This is another excellent Lagavulin with a rather questionable cask setting but a fine result, nonetheless. I really like it, just the nose was too shy for me (given this is a Lagavulin)...
The colour is jonquiripe corn and the texture shows small tears that consolidate to bigger ones with slow legs. The nose is rather subtle on a fine autumn floral and herbal profile (what indicates European oak, usually) with almost no sherry aromas at all. So, what does ex-bodega butt mean? Was there ever sherry in these butts or were these casks that much "rejuvenated" that all of the flavours are gone now? Rejuvenation of casks seems the "miracle approach" of the Scotch whisky industry to the ever growing cask shortage crisis (due to the ongoing whisky boom). But a rejuvenated cask shows more the profile of new oak (after planing off all the depleted wood there is virgin oak only as the prior content did not reach the inner wood at all).
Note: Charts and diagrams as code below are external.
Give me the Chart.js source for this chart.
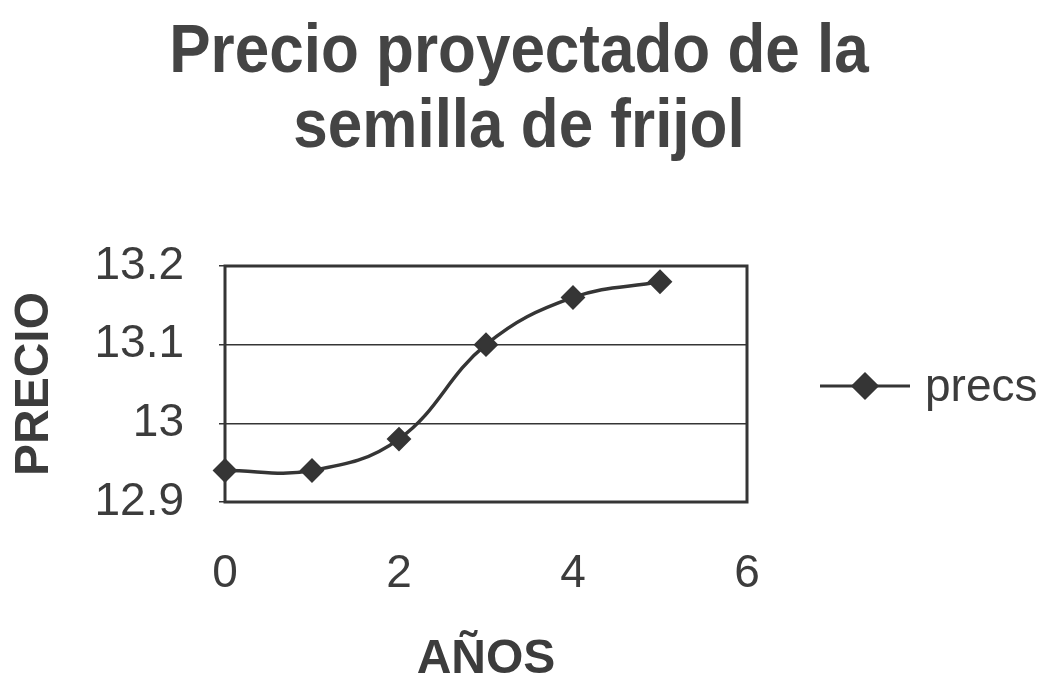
<!DOCTYPE html>
<html>
<head>
<meta charset="utf-8">
<title>Precio proyectado de la semilla de frijol</title>
<script src="https://cdn.jsdelivr.net/npm/chart.js@4/dist/chart.umd.min.js"></script>
<style>
  html, body { margin: 0; padding: 0; background: #ffffff; }
  #wrap { width: 1047px; height: 675px; }
</style>
</head>
<body>
<div id="wrap"><canvas id="c" width="1047" height="675"></canvas></div>
<script>
// Años y precio proyectado de la semilla
const years = [0, 1, 2, 3, 4, 5];
const prices = [12.94, 12.94, 12.98, 13.10, 13.16, 13.18];
const seriesName = 'precs';
const titleLines = ['Precio proyectado de la', 'semilla de frijol'];
const xTitle = 'AÑOS';
const yTitle = 'PRECIO';

const INK = '#353535';
const TEXT = '#3c3c3c';
const FAMILY = '"Liberation Sans", Arial, Helvetica, sans-serif';

// Two-line heading, centred over the chart and its legend, slightly tall lettering
const heading = {
  id: 'heading',
  afterDraw(chart) {
    const { ctx } = chart;
    const cx = 519;
    const baselines = [72, 147];
    ctx.save();
    ctx.fillStyle = '#444444';
    ctx.font = 'bold 62px ' + FAMILY;
    ctx.textAlign = 'center';
    ctx.textBaseline = 'alphabetic';
    titleLines.forEach((line, i) => {
      ctx.save();
      ctx.translate(cx, baselines[i]);
      ctx.scale(1, 1.12);
      ctx.fillText(line, 0, 0);
      ctx.restore();
    });
    ctx.restore();
  }
};

// Frame around the plotting area, drawn under the series
const plotFrame = {
  id: 'plotFrame',
  beforeDatasetsDraw(chart) {
    const { ctx, chartArea: a } = chart;
    ctx.save();
    ctx.strokeStyle = INK;
    ctx.lineWidth = 3;
    ctx.strokeRect(a.left, a.top, a.right - a.left, a.bottom - a.top);
    ctx.restore();
  }
};

// Legend entry: line segment with the series marker and its name
const sideLegend = {
  id: 'sideLegend',
  afterDraw(chart) {
    const ds = chart.data.datasets[0];
    const { ctx } = chart;
    const y = 386, x0 = 820, x1 = 910, xm = (x0 + x1) / 2;
    ctx.save();
    ctx.strokeStyle = ds.borderColor;
    ctx.lineWidth = 3;
    ctx.beginPath();
    ctx.moveTo(x0, y);
    ctx.lineTo(x1, y);
    ctx.stroke();
    Chart.helpers.drawPoint(ctx, {
      pointStyle: 'rectRot', radius: 12, borderWidth: 1
    }, xm, y);
    ctx.fillStyle = ds.pointBackgroundColor;
    ctx.fill();
    ctx.fillStyle = TEXT;
    ctx.font = '46px ' + FAMILY;
    ctx.textBaseline = 'middle';
    ctx.textAlign = 'left';
    ctx.fillText(ds.label, 925, y + 2);
    ctx.restore();
  }
};

new Chart(document.getElementById('c'), {
  type: 'line',
  data: {
    datasets: [{
      label: seriesName,
      data: years.map((x, i) => ({ x: x, y: prices[i] })),
      borderColor: INK,
      borderWidth: 3.5,
      tension: 0.4,
      pointStyle: 'rectRot',
      pointRadius: 11,
      pointBorderWidth: 2,
      pointBackgroundColor: INK,
      pointBorderColor: INK,
      clip: false
    }]
  },
  options: {
    responsive: false,
    animation: false,
    devicePixelRatio: 1,
    layout: { padding: { left: 0, right: 300, top: 266, bottom: 0 } },
    plugins: {
      legend: { display: false },
      tooltip: { enabled: false },
      title: { display: false }
    },
    scales: {
      x: {
        type: 'linear',
        min: 0,
        max: 6,
        afterFit(scale) { scale.height = 173; },
        ticks: {
          stepSize: 2,
          color: TEXT,
          padding: 37,
          font: { family: FAMILY, size: 46 }
        },
        grid: { display: false },
        border: { display: false },
        title: {
          display: true,
          text: xTitle,
          color: TEXT,
          padding: { top: 0, bottom: 0 },
          font: { family: FAMILY, size: 48, weight: 'bold', lineHeight: 0.625 }
        }
      },
      y: {
        min: 12.9,
        max: 13.2,
        afterFit(scale) { scale.width = 225; },
        ticks: {
          stepSize: 0.1,
          color: TEXT,
          padding: 35,
          font: { family: FAMILY, size: 46 },
          callback: (v) => String(Math.round(v * 10) / 10)
        },
        grid: {
          color: INK,
          lineWidth: 1.5,
          drawTicks: true,
          tickLength: 6
        },
        border: { display: false },
        title: {
          display: true,
          text: yTitle,
          color: TEXT,
          padding: { top: 6, bottom: 0 },
          font: { family: FAMILY, size: 48, weight: 'bold', lineHeight: 1.2 }
        }
      }
    }
  },
  plugins: [plotFrame, sideLegend, heading]
});
</script>
</body>
</html>
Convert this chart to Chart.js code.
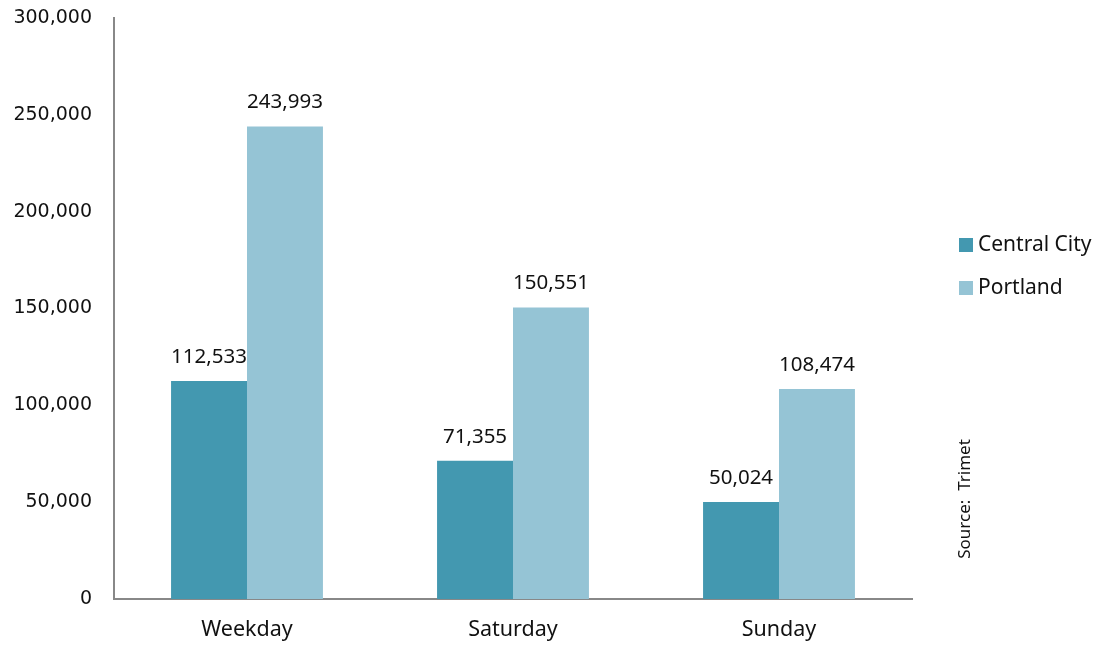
<!DOCTYPE html>
<html>
<head>
<meta charset="utf-8">
<script src="https://cdn.jsdelivr.net/npm/chart.js@4"></script>
<style>
  html, body { margin: 0; padding: 0; background: #ffffff; }
  #wrap { width: 1110px; height: 645px; position: relative; }
</style>
</head>
<body>
<div id="wrap"><canvas id="c" width="1110" height="645"></canvas></div>
<script>
// Daily ridership by day type
const categories = ['Weekday', 'Saturday', 'Sunday'];
const centralCity = [112533, 71355, 50024];
const portland = [243993, 150551, 108474];
const seriesNames = ['Central City', 'Portland'];
const seriesColors = ['#4398b0', '#95c4d5'];
const yTicks = [0, 50000, 100000, 150000, 200000, 250000, 300000];
const sourceNote = 'Source:  Trimet';

const fmt = v => v.toLocaleString('en-US');
const labelFont = '"Noto Sans", sans-serif';

// Value labels above each bar
const valueLabels = {
  id: 'valueLabels',
  afterDatasetsDraw(chart) {
    const ctx = chart.ctx;
    ctx.save();
    ctx.fillStyle = '#111';
    ctx.font = '20.5px ' + labelFont;
    ctx.textAlign = 'center';
    ctx.textBaseline = 'middle';
    chart.data.datasets.forEach((ds, i) => {
      chart.getDatasetMeta(i).data.forEach((bar, j) => {
        ctx.fillText(fmt(ds.data[j]), bar.x, bar.y - 24);
      });
    });
    ctx.restore();
  }
};

// Legend on the right and vertical source note
const sideNotes = {
  id: 'sideNotes',
  afterDraw(chart) {
    const ctx = chart.ctx;
    ctx.save();
    ctx.font = '21px ' + labelFont;
    ctx.textBaseline = 'middle';
    ctx.textAlign = 'left';
    chart.data.datasets.forEach((ds, i) => {
      const y = 245 + i * 43;
      ctx.fillStyle = ds.backgroundColor;
      ctx.fillRect(959, y - 7, 14, 14);
      ctx.fillStyle = '#111';
      ctx.fillText(ds.label, 978, y);
    });
    ctx.font = '17px ' + labelFont;
    ctx.translate(965, 499);
    ctx.rotate(-Math.PI / 2);
    ctx.textAlign = 'center';
    ctx.fillText(sourceNote, 0, 0);
    ctx.restore();
  }
};

new Chart(document.getElementById('c'), {
  type: 'bar',
  data: {
    labels: categories,
    datasets: [
      { label: seriesNames[0], data: centralCity, backgroundColor: seriesColors[0] },
      { label: seriesNames[1], data: portland, backgroundColor: seriesColors[1] }
    ]
  },
  options: {
    responsive: false,
    animation: false,
    devicePixelRatio: 1,
    layout: { padding: { left: 0, right: 198, top: 18, bottom: 0 } },
    categoryPercentage: 0.571,
    barPercentage: 1,
    plugins: { legend: { display: false }, tooltip: { enabled: false } },
    scales: {
      x: {
        grid: { display: false, drawTicks: false },
        border: { display: true, color: '#888', width: 2 },
        ticks: { color: '#111', font: { family: labelFont, size: 21.5 }, padding: 18 },
        afterFit(s) { s.height = 46; s.paddingLeft = 0; s.paddingRight = 0; }
      },
      y: {
        min: 0, max: 300000,
        grid: { display: false, drawTicks: false },
        border: { display: true, color: '#888', width: 2 },
        afterBuildTicks(s) { s.ticks = yTicks.map(v => ({ value: v })); },
        ticks: {
          color: '#111',
          font: { family: '"DejaVu Sans", sans-serif', size: 19 },
          padding: 22,
          callback: v => fmt(v)
        },
        afterFit(s) { s.width = 114; s.paddingTop = 0; s.paddingBottom = 0; }
      }
    }
  },
  plugins: [valueLabels, sideNotes]
});
</script>
</body>
</html>
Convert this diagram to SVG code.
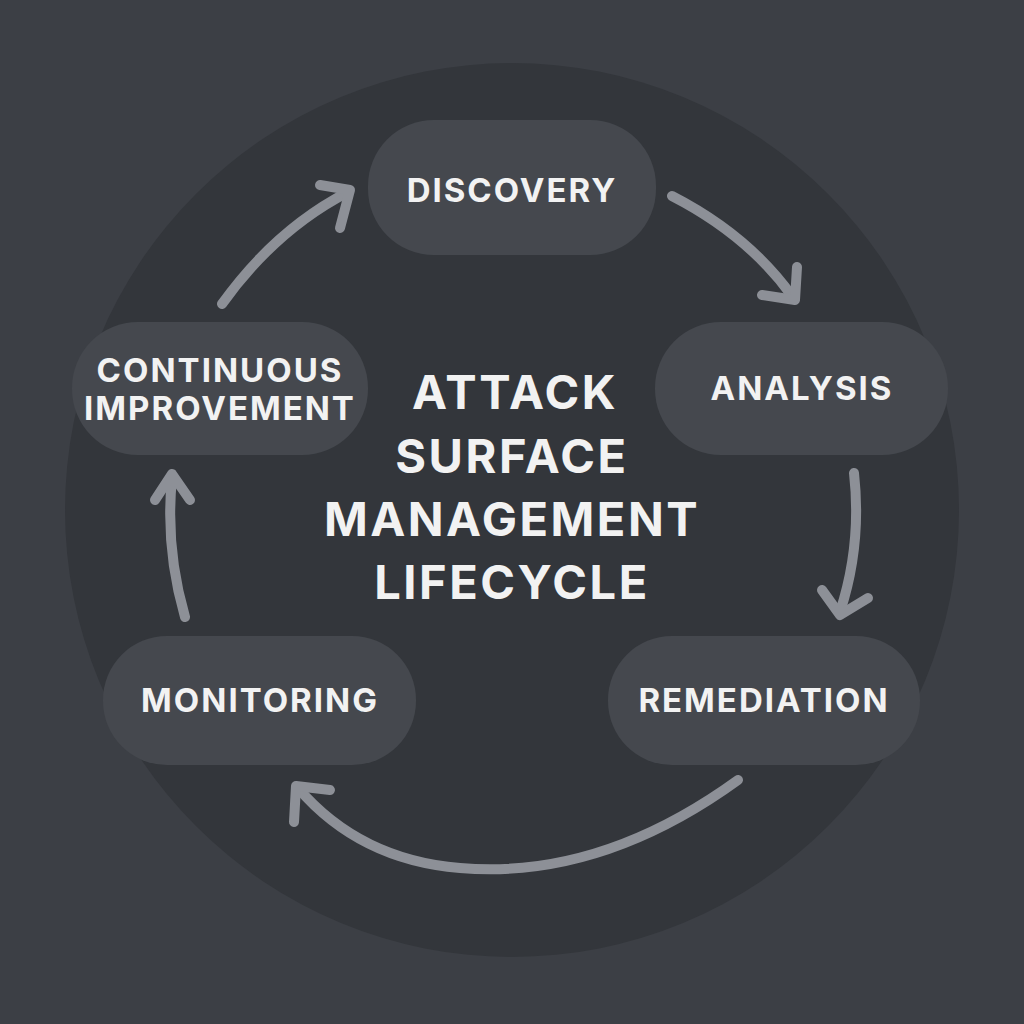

So they can write ex-sherry (or in this case bodega) butt legally but actually this is cheating on the customer - it is new wood, finally! Nonetheless, this nose is quite fine and balanced but it is not impressive at all.
The taste is richer than the nose (what is good!) and greatly chewable on fine barley sugars, maritime peaty flavours, some fruits and herbs in a firm and just about right wooden framework. That is really good and the Lagavulin-style I adore (again: Age DOES matter!). It is layered and interesting to explore, after some chewing I detect even some shy sherry flavours, perfect!
The dram arrives warming and nicely coating on the palate with no distracting moments (compare this to the mouthfeel of this year's Laphroaig Cairdeas that I had just before and you will see: Age DOES matter!). The finish is long and sweeter than the taste with a minor drying end (that is not very much distracting). Water releases more aromas both in the nose and on the palate and it turns the whole dram more pleasing to the taste buds. But to be honest, sometimes my taste buds prefer not to be pleased (but challenged) and so I like the neat dram better.